BLACK ARTISTS, BLACK MODELS: A Selling Exhibition
London
Jan Boeckhorst
Allegory of Africa (from the Four Parts of the World), ca. 1650
As the early modern world became increasingly globalized allegories of Africa, Asia, America and Europe, or personifications of the four continents, provided a way for Europeans to identify, differentiate, understand, and consume the different parts of the world. The allegory of Africa was one of the most powerful representations of the Black figure because it was a seen as a totalizing image that aimed to sum up the entirety of a continent and a race of people. It could be found on maps, paintings, architecture, books, prints, and more. Through objects and attributes such as a lion, a piece of coral or an elephant headdress, the allegory of Africa described the continent not as it was but filtered through European perceptions of what represented the continent. Jan Boeckhorst’s Allegory of Africa is part of a four-piece suite of the continents. Allegories do not stand alone but must be considered in relation to the other continents.
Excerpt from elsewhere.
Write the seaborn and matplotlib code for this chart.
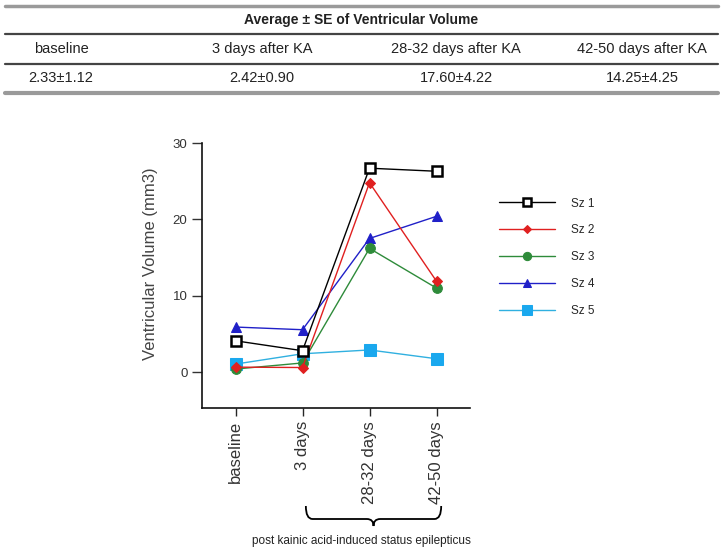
import numpy as np
import pandas as pd
import matplotlib
matplotlib.use("Agg")
import matplotlib.pyplot as plt
import matplotlib.transforms as mtransforms
from matplotlib.path import Path
from matplotlib.patches import PathPatch
from matplotlib.lines import Line2D
import seaborn as sns

# summary table
table_title = "Average ± SE of Ventricular Volume"
table_cols = ["baseline", "3 days after KA", "28-32 days after KA", "42-50 days after KA"]
table_vals = ["2.33±1.12", "2.42±0.90", "17.60±4.22", "14.25±4.25"]

# per-animal values (mm3)
timepoints = ["baseline", "3 days", "28-32 days", "42-50 days"]
sz1 = [4.1, 2.8, 26.7, 26.3]
sz2 = [0.65, 0.6, 24.8, 11.9]
sz3 = [0.4, 1.2, 16.2, 11.0]
sz4 = [5.9, 5.55, 17.5, 20.4]
sz5 = [1.05, 2.4, 2.9, 1.75]
series = {"Sz 1": sz1, "Sz 2": sz2, "Sz 3": sz3, "Sz 4": sz4, "Sz 5": sz5}

df = pd.DataFrame([(name, i, v) for name, vals in series.items() for i, v in enumerate(vals)],
                  columns=["animal", "t", "volume"])

sns.set_theme(style="ticks")
plt.rcParams["font.family"] = ["Liberation Sans", "DejaVu Sans"]

fig = plt.figure(figsize=(7.23, 5.56), dpi=100)

# --- table at the top ---
def hline(y, lw, color):
    fig.add_artist(Line2D([5/723, 718/723], [1 - y/556, 1 - y/556], lw=lw, color=color))

hline(6, 2.5, "#9a9a9a")
hline(34, 1.6, "#444444")
hline(64, 1.6, "#444444")
hline(93, 3.0, "#9a9a9a")
fig.text(0.5, 1 - 20/556, table_title, ha="center", va="center", fontsize=10, fontweight="bold", color="#222222")
col_x = [61, 262, 456, 642]
for x, c, v in zip(col_x, table_cols, table_vals):
    fig.text(x/723, 1 - 49/556, c, ha="center", va="center", fontsize=10.5, color="#222222")
    fig.text(x/723, 1 - 78/556, v, ha="center", va="center", fontsize=10.5, color="#222222")

# --- line chart ---
ax = fig.add_axes([202/723, 1 - 408/556, 268/723, 265/556])

styles = {
    "Sz 1": dict(color="black", marker="s", markersize=7, mfc="white", mec="black", mew=1.8),
    "Sz 2": dict(color="#e02020", marker="D", markersize=5, mfc="#e02020", mec="#e02020"),
    "Sz 3": dict(color="#2e8b3a", marker="o", markersize=7, mfc="#2e8b3a", mec="#2e8b3a"),
    "Sz 4": dict(color="#2020c8", marker="^", markersize=7, mfc="#2020c8", mec="#2020c8"),
    "Sz 5": dict(color="#30b0e0", marker="s", markersize=8, mfc="#1aa8ee", mec="#1aa8ee"),
}
order = ["Sz 5", "Sz 4", "Sz 3", "Sz 2", "Sz 1"]
for name in order:
    sub = df[df["animal"] == name]
    sns.lineplot(data=sub, x="t", y="volume", ax=ax, lw=1.0, label=name, **styles[name])

ax.set_xlim(-0.5, 3.5)
ax.set_ylim(-4.7, 30)
ax.set_yticks([0, 10, 20, 30])
ax.set_xticks(range(len(timepoints)))
ax.set_xticklabels(timepoints, rotation=90, fontsize=12, color="#333333")
ax.tick_params(axis="y", labelsize=9.5, colors="#333333", length=7, width=1)
ax.tick_params(axis="x", length=6, width=1)
ax.set_xlabel("")
ax.set_ylabel("Ventricular Volume (mm3)", fontsize=12, color="#444444")
ax.yaxis.set_label_coords(-0.165, 0.543)
for s in ["top", "right"]:
    ax.spines[s].set_visible(False)
for s in ["left", "bottom"]:
    ax.spines[s].set_color("#111111")
    ax.spines[s].set_linewidth(1.2)

h, l = ax.get_legend_handles_labels()
lookup = dict(zip(l, h))
names = list(series.keys())
ax.legend([lookup[n] for n in names], names, loc="upper left",
          bbox_to_anchor=(488/723, 1 - 187/556), bbox_transform=fig.transFigure,
          frameon=False, fontsize=8.5, handlelength=4.8, handletextpad=1.3,
          labelspacing=1.25, markerscale=0.85)

# --- curly brace under the post-KA timepoints ---
trans = mtransforms.blended_transform_factory(ax.transData, fig.transFigure)
x0, x1 = 1.05, 3.07
xc = (x0 + x1) / 2
yt, ym, yb = 1 - 506/556, 1 - 519/556, 1 - 526/556
r = 0.1
verts = [(x0, yt), (x0, ym), (x0 + r, ym), (x0 + r, ym),
         (xc - r, ym), (xc, ym), (xc, yb),
         (xc, ym), (xc + r, ym),
         (x1 - r, ym), (x1 - r, ym), (x1, ym), (x1, yt)]
codes = [Path.MOVETO, Path.CURVE3, Path.CURVE3, Path.LINETO,
         Path.LINETO, Path.CURVE3, Path.CURVE3,
         Path.CURVE3, Path.CURVE3,
         Path.LINETO, Path.LINETO, Path.CURVE3, Path.CURVE3]
fig.add_artist(PathPatch(Path(verts, codes), transform=trans, fill=False, lw=1.3, color="black"))
fig.text(361/723, 1 - 541/556, "post kainic acid-induced status epilepticus",
         ha="center", va="center", fontsize=8.5, color="#222222")

fig.savefig("out.png", dpi=100)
Africa and America were usually the most primitive of the four with exposed breasts or completely nude and associated with wildlife or natural resources. By contrast, Asia and especially Europe were presented in terms of kingship, knowledge, technology, and artistry, and the female figures were dressed in elegant attire. Although Boeckhorst’s Africa with her elegant clothing and European style jewelry resists these distinctions, she wears slave chains on her wrists. The Atlantic slave trade began in the sixteenth century, and by the mid seventeenth century when this painting was likely created, Africa was the embodiment of servitude, and the lynchpin in the intertwined fates of Europe, America, and Africa.